Aug 16 2013
EGYPT: Defense Minister General Abdel Fattah El-Sisi vows to rebuild the many Coptic Churches destroyed by the Muslim Brotherhood
The Egyptian defense minister has ordered the repair and reconstruction of all churches that suffered damage in the country’s violent demonstrations since the Egyptian military removed President Mohamed Morsi from power last month.
FOX News Defense minister Col. Gen. Abdel Fattah El-Sisi intends to fix the damage to Coptic churches at Rabaa Adaweya and Nahda squares, according to a report by the Mid-East Christian News.
Dozens of churches were attacked and burned in riots after thousands of demonstrators took to the streets of Cairo and other Egyptian cities to demand the end of what they call military rule, following the removal of Morsi on July 3. Many of Morsi’s supporters have voiced criticism at Egypt’s Christian minority for largely supporting the military’s decision to oust him from office.
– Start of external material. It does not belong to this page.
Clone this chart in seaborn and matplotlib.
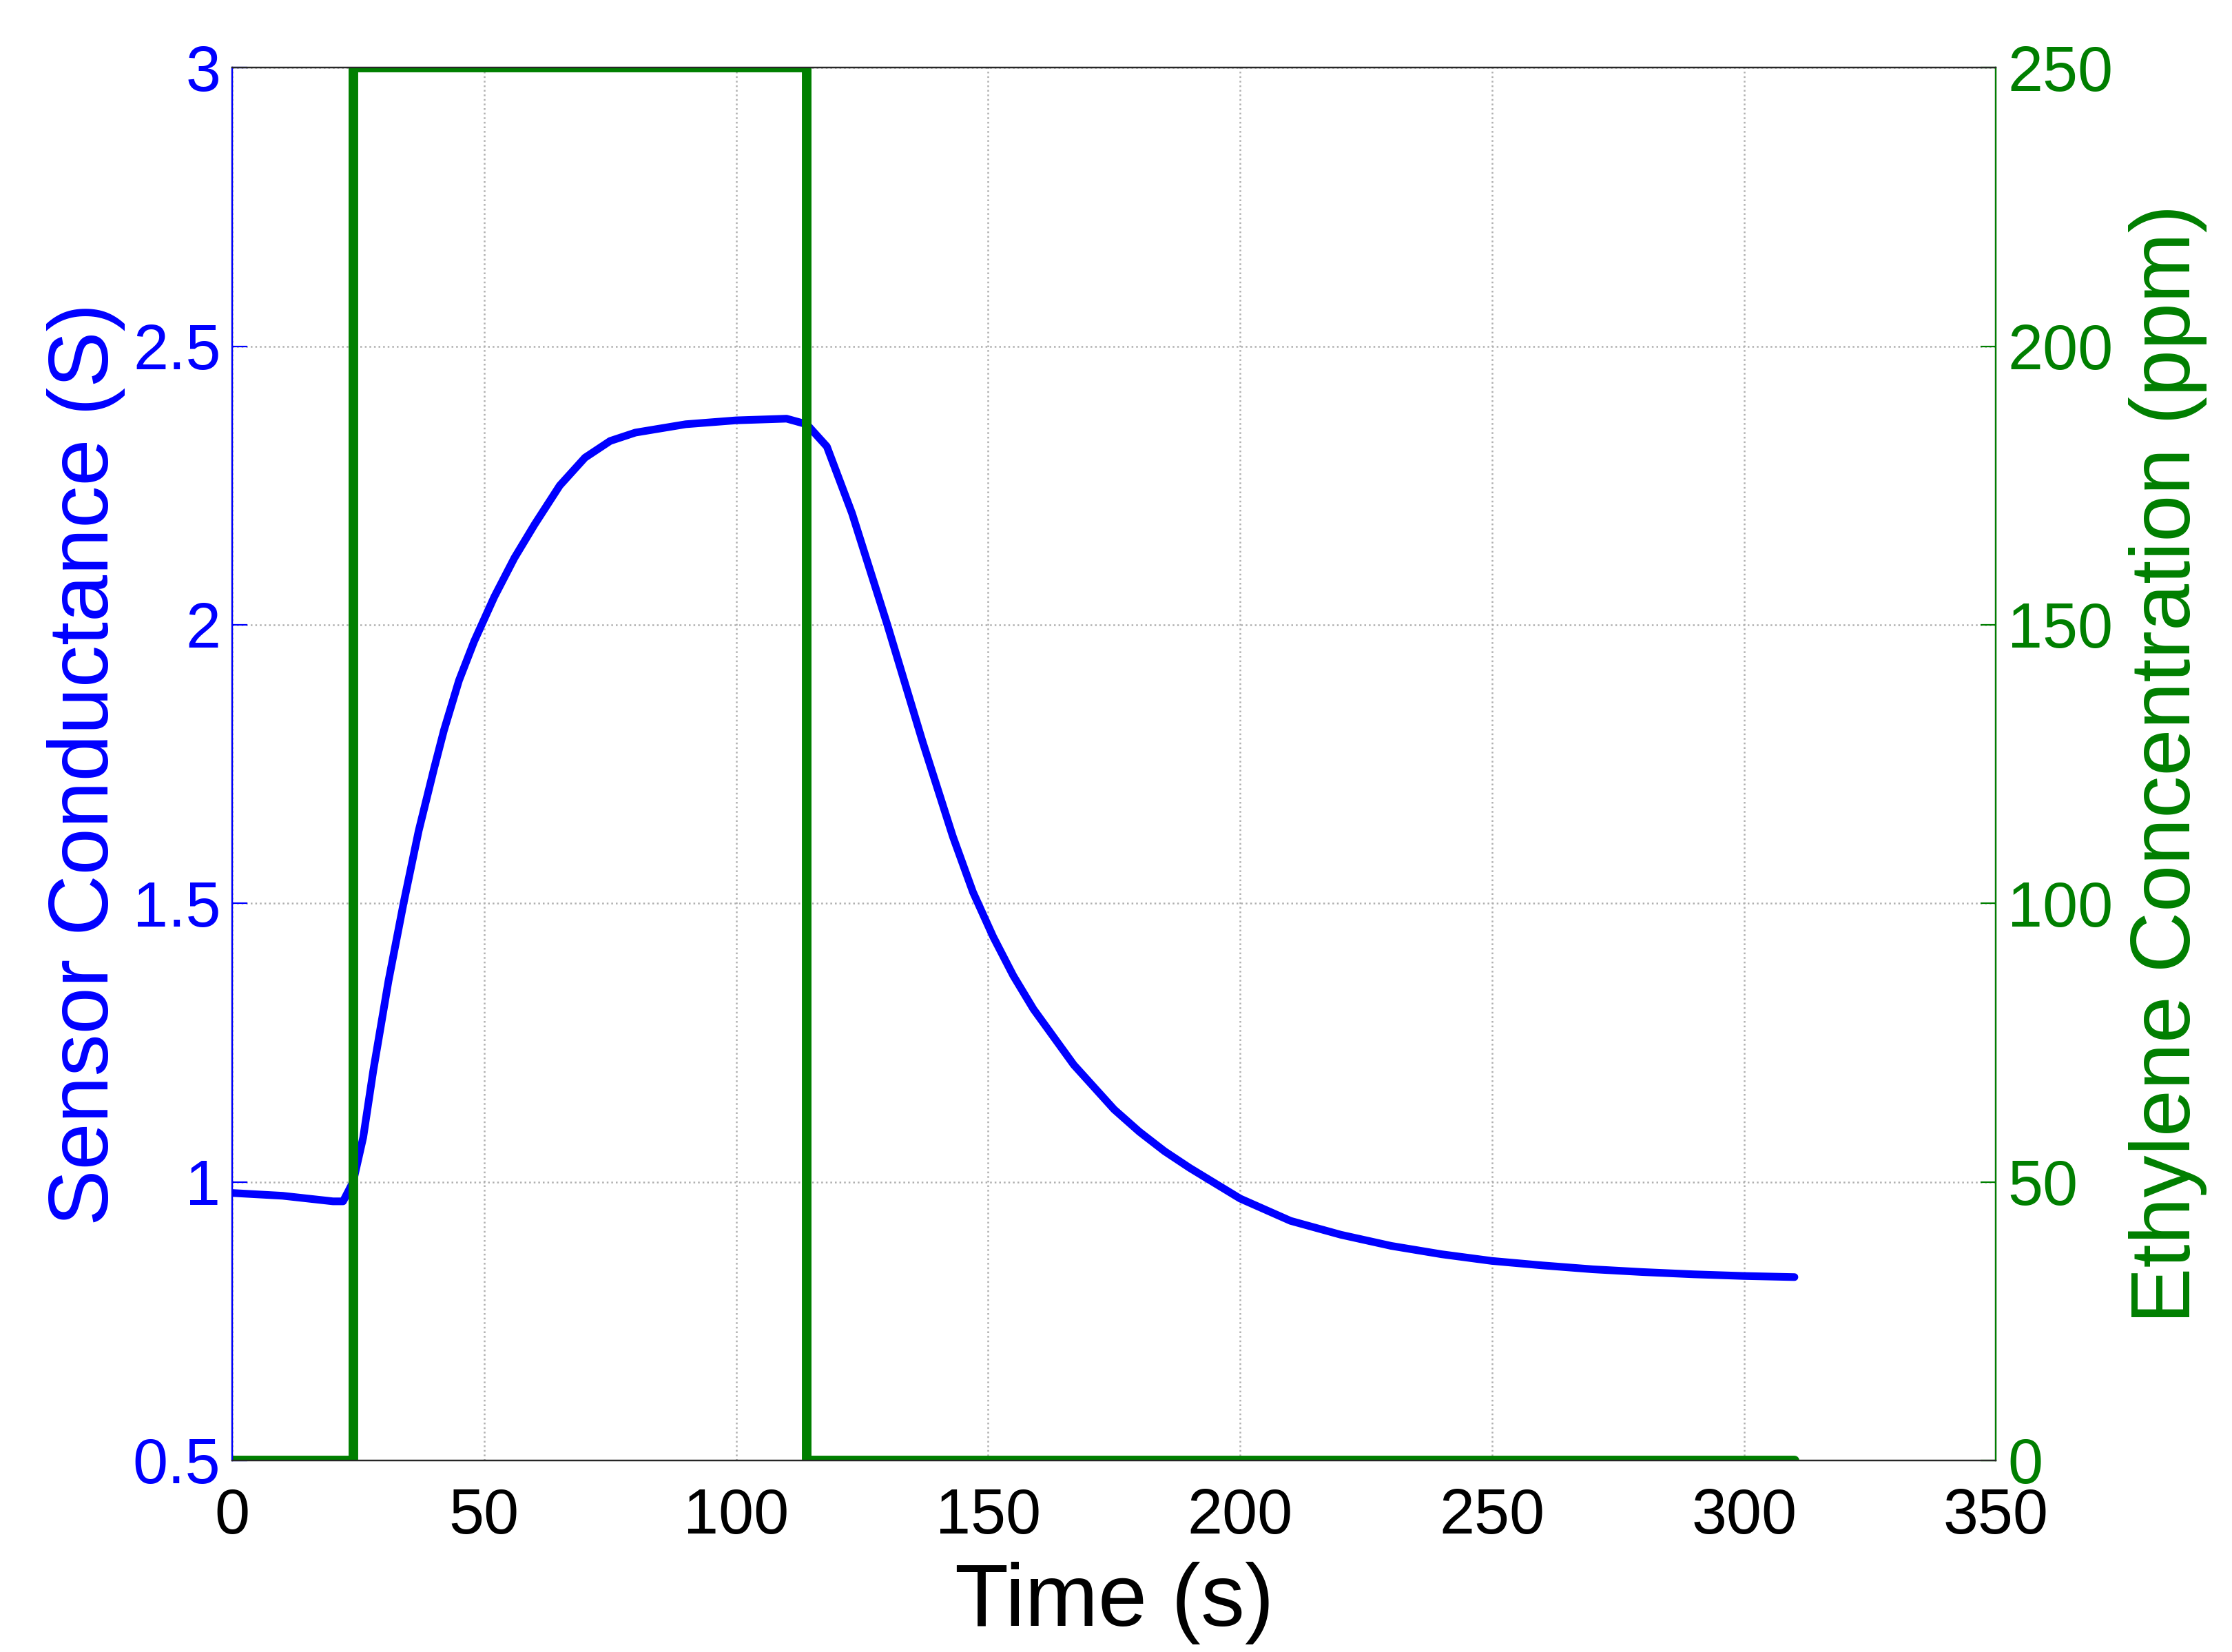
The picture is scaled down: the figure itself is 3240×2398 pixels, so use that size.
import numpy as np
import pandas as pd
import matplotlib
matplotlib.use("Agg")
import matplotlib.pyplot as plt
import seaborn as sns

# Sensor conductance
time_s = [0, 10, 20, 22, 24, 26, 28, 31, 34, 37, 40, 42, 45, 48, 52, 56, 60, 65, 70, 75, 80, 90,
          100, 110, 114, 118, 123, 130, 137, 143, 147, 151, 155, 159, 163, 167, 171, 175, 180,
          185, 190, 200, 210, 220, 230, 240, 250, 260, 270, 280, 290, 300, 310]
conductance = [0.98, 0.975, 0.965, 0.965, 1.0, 1.08, 1.2, 1.36, 1.5, 1.63, 1.74, 1.81, 1.9, 1.97,
               2.05, 2.12, 2.18, 2.25, 2.3, 2.33, 2.345, 2.36, 2.367, 2.37, 2.36, 2.32, 2.2, 2.0,
               1.79, 1.62, 1.52, 1.44, 1.37, 1.31, 1.26, 1.21, 1.17, 1.13, 1.09, 1.055, 1.025,
               0.97, 0.93, 0.905, 0.885, 0.87, 0.858, 0.85, 0.843, 0.838, 0.834, 0.831, 0.829]

# Ethylene concentration step profile
conc_time = [0, 24, 24, 114, 114, 310]
conc_ppm = [0, 0, 250, 250, 0, 0]

sns.set_style("white")
plt.rcParams['font.family'] = ['Liberation Sans', 'DejaVu Sans']

blue = "#0000ff"
green = "#007f00"

fig = plt.figure(figsize=(16.205, 11.99), dpi=200)
ax = fig.add_axes([0.104, 0.116, 0.79, 0.843])
ax2 = ax.twinx()

sns.lineplot(x=time_s, y=conductance, ax=ax, color=blue, lw=4, estimator=None, sort=False)
sns.lineplot(x=conc_time, y=conc_ppm, ax=ax2, color=green, lw=5, estimator=None, sort=False)

ax.set_xlim(0, 350)
ax.set_ylim(0.5, 3)
ax2.set_ylim(0, 250)
ax.set_xticks(range(0, 351, 50))
ax.set_yticks([0.5, 1, 1.5, 2, 2.5, 3])
ax.set_yticklabels(["0.5", "1", "1.5", "2", "2.5", "3"])
ax2.set_yticks(range(0, 251, 50))

ax.grid(True, color="#b0b0b0", linestyle=":", lw=0.9)
ax.set_xlabel("Time (s)", fontsize=46, color="black", labelpad=8)
ax.set_ylabel("Sensor Conductance (S)", fontsize=44, color=blue, labelpad=4)
ax2.set_ylabel("Ethylene Concentration (ppm)", fontsize=44, color=green, labelpad=8)

ax.tick_params(axis='x', labelsize=33, colors="black", direction="in", length=8, pad=14)
ax.tick_params(axis='y', labelsize=33, colors=blue, direction="in", length=8, pad=6)
ax2.tick_params(axis='y', labelsize=33, colors=green, direction="in", length=8, pad=6)
for side in ax.spines.values():
    side.set_color("black")
ax2.spines['left'].set_color(blue)
ax2.spines['right'].set_color(green)

fig.savefig("out.png", dpi=200, facecolor="white")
“The Egyptian defense minister ordered the engineering department of the armed forces to swiftly repair all the affected churches, in recognition of the historical and national role played by our Coptic brothers,” read a statement that aired on Egyptian television.
Bishop Mousa thanked Sisi for his efforts to repair the damaged churches. “We thank Col. Gen. Sisi for commissioning the brave Egyptian armed forces to rebuild the places of worship damaged during the recent events,” Bishop Mousa said on Twitter.
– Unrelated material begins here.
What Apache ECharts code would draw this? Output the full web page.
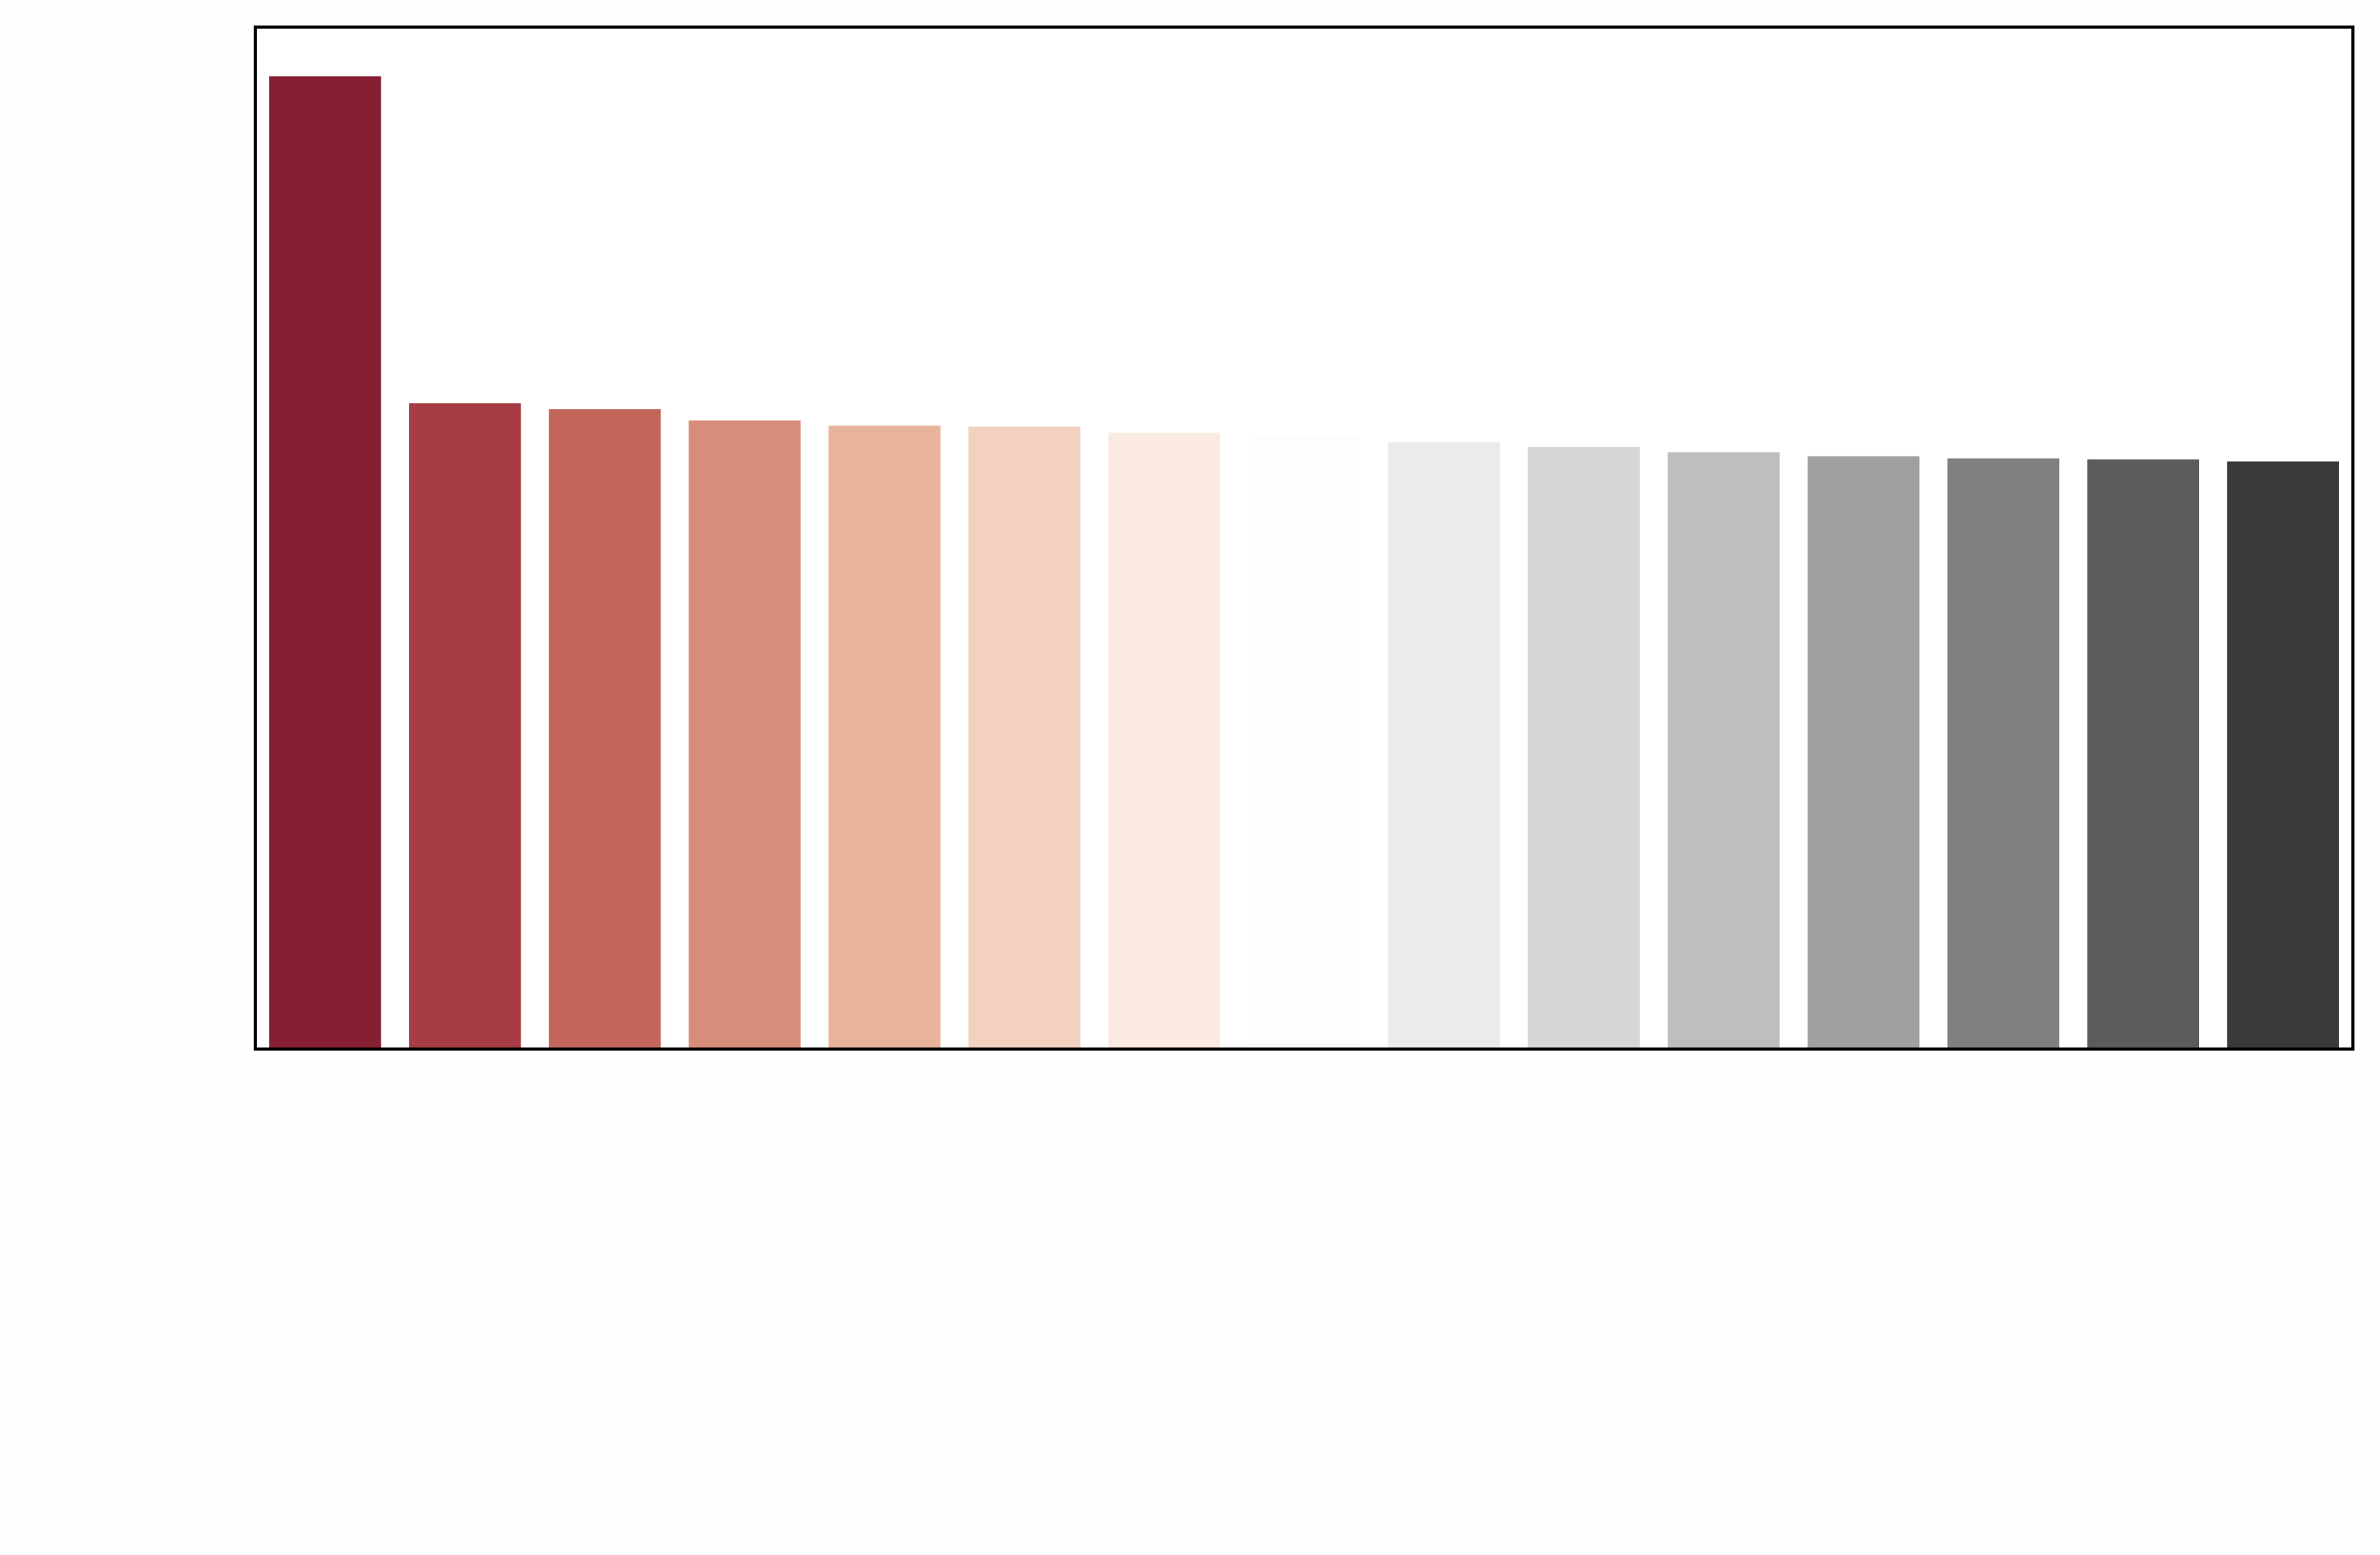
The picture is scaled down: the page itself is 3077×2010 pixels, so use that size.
<!DOCTYPE html>
<html>
<head>
<meta charset="utf-8">
<script src="https://cdn.jsdelivr.net/npm/echarts@6/dist/echarts.min.js"></script>
<style>
  html, body { margin: 0; padding: 0; background: #fefefe; }
  #chart { width: 3077px; height: 2010px; }
</style>
</head>
<body>
<div id="chart"></div>
<script>
// Category slots (no visible labels in the reference)
const categories = ['C1','C2','C3','C4','C5','C6','C7','C8','C9','C10','C11','C12','C13','C14','C15'];
// Bar heights (axis 0..100)
const values = [95.2, 63.2, 62.6, 61.5, 61.0, 60.9, 60.3, 60.0, 59.4, 58.9, 58.4, 58.0, 57.8, 57.7, 57.5];
// Diverging red-grey palette, one colour per bar
const barColors = ['#871f33','#a83c44','#c2665c','#d88d7a','#e8b39b','#f2d1bf','#faeae2','#fdfdfd',
                   '#ebebeb','#d6d6d6','#bebebe','#a0a0a0','#808080','#5c5c5c','#3a3a3a'];
const yMin = 0, yMax = 100;

const chart = echarts.init(document.getElementById('chart'), null, { renderer: 'canvas' });
chart.setOption({
  backgroundColor: '#fefefe',
  animation: false,
  grid: {
    left: 330, right: 35, top: 35, bottom: 654,
    show: true, backgroundColor: '#ffffff',
    borderColor: '#000000', borderWidth: 4,
    outerBoundsMode: 'none', containLabel: false
  },
  xAxis: {
    type: 'category', data: categories,
    axisLabel: { show: false }, axisTick: { show: false },
    axisLine: { show: true, lineStyle: { color: '#000000', width: 4 } },
    splitLine: { show: false }, z: 10
  },
  yAxis: {
    type: 'value', min: yMin, max: yMax,
    axisLabel: { show: false }, axisTick: { show: false },
    axisLine: { show: true, lineStyle: { color: '#000000', width: 4 } },
    splitLine: { show: false }, z: 10
  },
  series: [{
    type: 'bar',
    barCategoryGap: '20%',
    data: values.map((v, i) => ({ value: v, itemStyle: { color: barColors[i] } }))
  }]
});
</script>
</body>
</html>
17 deaths were reported Friday after several days of violence that caused more than 638 deaths and 4,000 injuries in clashes between Morsi supporters and Egyptian military forces.
The Maspero Youth Union, a Coptic Christian youth movement, says there’s a “retaliation war” against the religious minority, which makes up around 10 percent of Egypt’s population, according to a report by AFP.
The Egyptian Initiative for Personal Rights (EIPR), an Egyptian NGO, says at least 25 churches were torched this week, and attackers also targeted Christian schools, shops and homes across all 27 provinces.